Прохладная ладонь тронула его за плечо, и Дойли, вздрогнув, поднял тяжелую голову. На палубе уже вовсю пели другую песню, громкую и затейливую – а Морено, расстелив свой камзол на коленях, с иголкой в руках подшивая оторвавшуюся подкладку, сидела рядом с ним. Сбоку от нее прямо на палубе, укрывшись левой фалдой и рукавом, свисавшими вниз, сопел свернувшийся калачиком Карлито.
– Вам не понравилась наша песня? – тихо и спокойно спросила она, наматывая нитку на палец и перерезая складным ножом вместо ножниц. Дойли, застигнутый врасплох, нахмурился:
– Нет. Нет, с чего вы взяли?
– Да бросьте притворяться, – устало посоветовала Эрнеста, заканчивая работу и полностью укрывая спящего мальчишку починенным камзолом. Тонкие пальцы ее при этом быстро, едва заметно прошлись по черным кудрям Карлито, убирая закрывшие лицо пряди. – До сих пор вздохнуть толком не можете – я сперва даже подумала, что у вас сердце вдруг заболело. Знаете, бывает так, если долго не пить, а потом хватить лишнего – оно не в голову ударит, не в ноги, а именно сюда, – она приложила руку к груди и сделала глубокий вдох. – Но если бы все дело было в этом, вы не сидели бы тут с таким видом, будто вчера схоронили всю родню, а разбудили мистера Халуэлла и попросили у него что-нибудь, верно? Стало быть, не сердце у вас болит – а может, и оно, только ром тут ни при чем.
– Все верно, – после продолжительного молчания согласился Эдвард. – Дело совсем не в роме.
– А в чем же? – спросила Морено, сложив руки на коленях и устремляя на него внимательный взгляд своих темных глаз, неправдоподобно ярких для этого серого, облачного утра. – Что с вами случилось, мистер Дойли? Какие у вас личные счеты с пиратами?
Эдвард ответил не сразу; никогда не будучи излишне застенчив, за исключением лишь ранней молодости и знакомства с Мэри Фостер, он все же с трудом представлял, можно ли говорить с пираткой о том, что, казалось, позабытое, вновь всколыхнулось с его душе вместе с услышанной песней.
– Это было давно, – глухим голосом начал он, глядя куда-то в пустоту. – Я тогда только-только стал четвертым помощником…
***
… Капитан Эванс был – что необычно – доволен ими.

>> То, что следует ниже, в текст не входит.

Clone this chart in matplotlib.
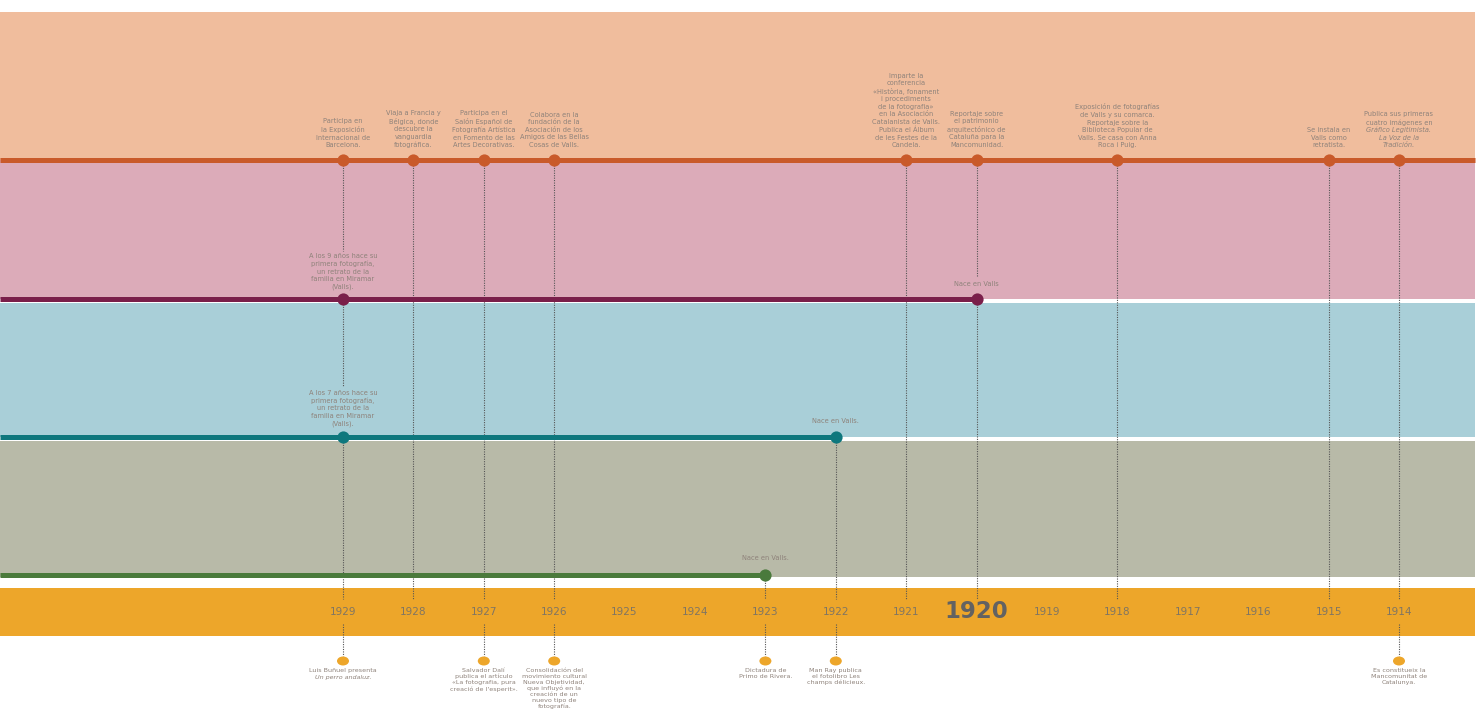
import matplotlib
matplotlib.use("Agg")
import matplotlib.pyplot as plt
from matplotlib.patches import Ellipse

# ---------------- data ----------------
years = list(range(1929, 1913, -1))
highlight_year = 1920

top_years = [1929, 1928, 1927, 1926, 1921, 1920, 1918, 1915]
top_texts = [
    "Participa en\nla Exposición\nInternacional de\nBarcelona.",
    "Viaja a Francia y\nBélgica, donde\ndescubre la\nvanguardia\nfotográfica.",
    "Participa en el\nSalón Español de\nFotografía Artística\nen Fomento de las\nArtes Decorativas.",
    "Colabora en la\nfundación de la\nAsociación de los\nAmigos de las Bellas\nCosas de Valls.",
    "Imparte la\nconferencia\n«Història, fonament\ni procediments\nde la fotografia»\nen la Asociación\nCatalanista de Valls.\nPublica el Álbum\nde les Festes de la\nCandela.",
    "Reportaje sobre\nel patrimonio\narquitectónico de\nCataluña para la\nMancomunidad.",
    "Exposición de fotografías\nde Valls y su comarca.\nReportaje sobre la\nBiblioteca Popular de\nValls. Se casa con Anna\nRoca i Puig.",
    "Se instala en\nValls como\nretratista.",
]
# 1914 entry: plain lines followed by italic lines
top_mixed_year = 1914
top_mixed_plain = "Publica sus primeras\ncuatro imágenes en"
top_mixed_ital = "Gráfico Legitimista.\nLa Voz de la\nTradición."

pink_end = 1920
pink_years = [1929, 1920]
pink_texts = ["A los 9 años hace su\nprimera fotografía,\nun retrato de la\nfamilia en Miramar\n(Valls).", "Nace en Valls"]

blue_end = 1922
blue_years = [1929, 1922]
blue_texts = ["A los 7 años hace su\nprimera fotografía,\nun retrato de la\nfamilia en Miramar\n(Valls).", "Nace en Valls."]

green_end = 1923
green_years = [1923]
green_texts = ["Nace en Valls."]

bottom_years = [1929, 1927, 1926, 1923, 1922, 1914]
bottom_plain = [
    "Luis Buñuel presenta",
    "Salvador Dalí\npublica el artículo\n«La fotografia, pura\ncreació de l'esperit».",
    "Consolidación del\nmovimiento cultural\nNueva Objetividad,\nque influyó en la\ncreación de un\nnuevo tipo de\nfotografía.",
    "Dictadura de\nPrimo de Rivera.",
    "Man Ray publica\nel fotolibro Les\nchamps délicieux.",
    "Es constitueix la\nMancomunitat de\nCatalunya.",
]
bottom_italic = ["Un perro andaluz.", "", "", "", "", ""]

# ---------------- style ----------------
C_PEACH = "#F0BD9D"
C_ORANGE = "#C95A2A"
C_PINK = "#DCABB9"
C_MAROON = "#7A1F4A"
C_BLUE = "#A9CFD8"
C_TEAL = "#0E777D"
C_GREY = "#B8BAA8"
C_GREEN = "#4A7A3C"
C_YELLOW = "#EDA62A"
C_TEXT = "#8E827A"
C_DOT = "#555555"

FS = 4.8
LS = 1.3
LINE_PX = 7.5          # approx. pixel height of one text line at FS/LS
FS_B = 4.6
LS_B = 1.2
LINE_PX_B = 6.6
plt.rcParams['font.family'] = ['DejaVu Sans']

fig = plt.figure(figsize=(14.82, 7.18), dpi=100)
ax = fig.add_axes([0, 0, 1, 1])
ax.set_xlim(1933.872, 1912.821)
ax.set_ylim(718, 0)
ax.axis("off")

XR = 1475 / 1482
# bands
ax.axhspan(12, 160, xmin=0, xmax=XR, color=C_PEACH, lw=0)
ax.axhspan(160, 299, xmin=0, xmax=XR, color=C_PINK, lw=0)
ax.axhspan(303, 437, xmin=0, xmax=XR, color=C_BLUE, lw=0)
ax.axhspan(441, 577, xmin=0, xmax=XR, color=C_GREY, lw=0)
ax.axhspan(588, 636, xmin=0, xmax=XR, color=C_YELLOW, lw=0)

xl, xr = ax.get_xlim()
x_right = xl + (xr - xl) * XR

# vertical dotted connectors
def vdot(x, y0, y1):
    ax.plot([x, x], [y0, y1], color=C_DOT, lw=0.8, ls=(0, (1, 1.2)), zorder=2)

pink_text_top = 251
blue_text_top = 387
for y in top_years + [top_mixed_year]:
    if y == 1929:
        vdot(y, 160, pink_text_top)
        vdot(y, 299, blue_text_top)
        vdot(y, 437, 599)
    elif y == 1920:
        vdot(y, 160, 277)
        vdot(y, 299, 599)
    else:
        vdot(y, 160, 599)
vdot(1922, 437, 599)
vdot(1923, 575, 599)
for y in bottom_years:
    vdot(y, 624, 656)

# horizontal lines
LW = 3.6
ax.plot([xl, x_right], [160, 160], color=C_ORANGE, lw=LW, solid_capstyle="butt", zorder=3)
ax.plot([xl, pink_end], [299, 299], color=C_MAROON, lw=LW, solid_capstyle="butt", zorder=3)
ax.plot([xl, blue_end], [437, 437], color=C_TEAL, lw=LW, solid_capstyle="butt", zorder=3)
ax.plot([xl, green_end], [575, 575], color=C_GREEN, lw=LW, solid_capstyle="butt", zorder=3)

MS = 8.8
ax.plot(top_years + [top_mixed_year], [160] * (len(top_years) + 1), "o", color=C_ORANGE, ms=MS, mew=0, zorder=4)
ax.plot(pink_years, [299] * len(pink_years), "o", color=C_MAROON, ms=MS, mew=0, zorder=4)
ax.plot(blue_years, [437] * len(blue_years), "o", color=C_TEAL, ms=MS, mew=0, zorder=4)
ax.plot(green_years, [575] * len(green_years), "o", color=C_GREEN, ms=MS, mew=0, zorder=4)

# texts
def txt(x, y, s, va="bottom", fs=FS, ls=LS, **kw):
    if not s:
        return
    ax.text(x, y, s, ha="center", va=va, fontsize=fs, color=C_TEXT,
            linespacing=ls, multialignment="center", zorder=5, **kw)

for y, s in zip(top_years, top_texts):
    txt(y, 148, s)
n_ital = top_mixed_ital.count("\n") + 1
txt(top_mixed_year, 148, top_mixed_ital, style="italic")
txt(top_mixed_year, 148 - n_ital * LINE_PX, top_mixed_plain)

for y, s in zip(pink_years, pink_texts):
    txt(y, 290 if y == 1929 else 287, s)
for y, s in zip(blue_years, blue_texts):
    txt(y, 427 if y == 1929 else 424, s)
for y, s in zip(green_years, green_texts):
    txt(y, 561, s)

px_per_year = 1482 / (xl - xr)
for y, s, si in zip(bottom_years, bottom_plain, bottom_italic):
    ax.add_patch(Ellipse((y, 661), width=12 / px_per_year, height=9,
                         color=C_YELLOW, lw=0, zorder=4))
    txt(y, 668, s, va="top", fs=FS_B, ls=LS_B)
    n_plain = s.count("\n") + 1
    txt(y, 668 + n_plain * LINE_PX_B, si, va="top", fs=FS_B, ls=LS_B, style="italic")

# year labels
for y in years:
    if y == highlight_year:
        ax.text(y, 611, str(y), ha="center", va="center", fontsize=16.5,
                fontweight="bold", color="#626262", zorder=5)
    else:
        ax.text(y, 612, str(y), ha="center", va="center", fontsize=7.6,
                color="#807562", zorder=5)

fig.savefig("out.png", dpi=100)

Старый военный, он твердо верил в то, что малейшая похвала или поддержка развращают подчиненных, а потому никогда не позволял подобного ни себе, ни другим офицерам. Эдвард, имевший перед глазами лишь пример слабохарактерного пьяницы–отца, не считал такое поведение несправедливым: ему нравилась железная дисциплина на судне, а к старому капитану, при всей его суровости, он успел привязаться и чувствовал, что Эвансу тоже не совсем безразлична его участь. Исполнительный, старательный и схожий с ним по воззрениям юноша нравился капитану, так что тот, закрыв глаза на отсутствие у него необходимого образования, произвел его в лейтенанты и назначил четвертым помощником, а по возвращении в Англию намеревался отправить в офицерскую школу по рекомендации – иного способа попасть туда, за исключением особого героизма, у не имевшего денег и слишком взрослого – ему уже сравнялось двадцать лет – Дойли не было.
Но у его покровителя все же имелась одна слабость, которую в последующие годы Эдвард нередко наблюдал и в себе: болезненная, яростная и беспощадная ненависть ко всяким нарушениям – правил поведения, корабельного устава, законов – и твердое стремление наказать ослушников. Не удивительно, что вольных морских разбойников, не стыдившихся своего дела, он ненавидел больше всех. Команда успела как следует понять это: и во время вчерашнего боя, длившегося почти целый день, и теперь, когда два десятка уцелевших пиратов, скованные по рукам и ногам, ожидали своей участи в трюме.